Так откуда же берутся слабаки? Инстинкт самосохранения? Едва ли тут поможет биология. Все гораздо сложнее… Клименко, тот стал есть свечи. От страха за себя. Стеарин, наверное, растаял в желудке. Два дня он корчился в крике. И нечем было ему помочь.
— Мечтал ведь, — сказал мне Веденеев о Клименко. — За сезон хотел монеты подкопить. «Желаю, — говорил, — как люди быть. Желаю гоголем в приличный ресторан впорхнуть». Черт их знает… Людей таких. Не успел вылупиться, а уж зенки вытаращил. Хочу! Подай ему все, как яичницу на сковородке. И деньги, и почет… Особливо — деньги… Вот у нас в Речном тип один жил: зубной техник. Тоже за длинным рублем приехал. Заключил договор на три года. Думал за три года капитал на всю остальную жизнь заработать. Первым делом корову купил. Травища у нас здоровая, даровая. И стал он, этот техник, молоко с хлебом лопать. Потом в больничке глюкозу брал. Впрыскивал себе питание. А деньги — на книжку. Дошел за три года. Но монету накопил. Сколько уж у него там было — не знаю. Много, наверное.

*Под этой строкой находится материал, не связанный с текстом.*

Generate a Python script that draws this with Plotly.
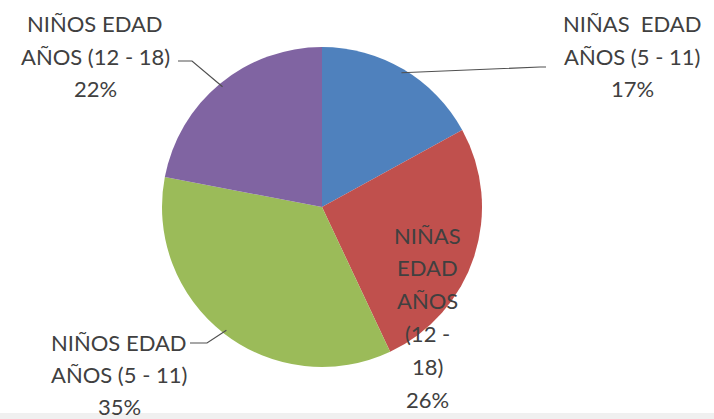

Уезжать собрался. Коровенку прирезал, а мясо в бочку сложил. Подсолил. В Речном продавать его резону не было: у нас мяса навалом. А он услышал, что в городе подороже. Решил туда отвезти, попросил ребят, чтобы они бочку на катер погрузили. Ну, они и погрузили. Только какой-то озорник взял да и плеснул в бочку керосинчику. Так, может, ложки две.
Рыдал, говорят, этот техник над мясом, как над дорогим покойником. А года два спустя его в Москве видели. Ходил в платную клинику. Болезнь какую-то заработал. И все денежки на лечение вбухал. Как в байке про того мужика получилось, который курить бросил, а деньги на сарай откладывал. А сарай-то возьми и сгори в одночасье.
Веденеев пососал комочек снега.
— Болезнь у него и то смешная была, — сказал он. — Не то «тащи-тащи» называлась, не то «хватай-хватай».
— «Бери-бери», — хмыкнул я.
— Во-во. Она самая, — и повторил, коверкая слово ударением на последнем слоге: — Бери-бери, да оглядывайся.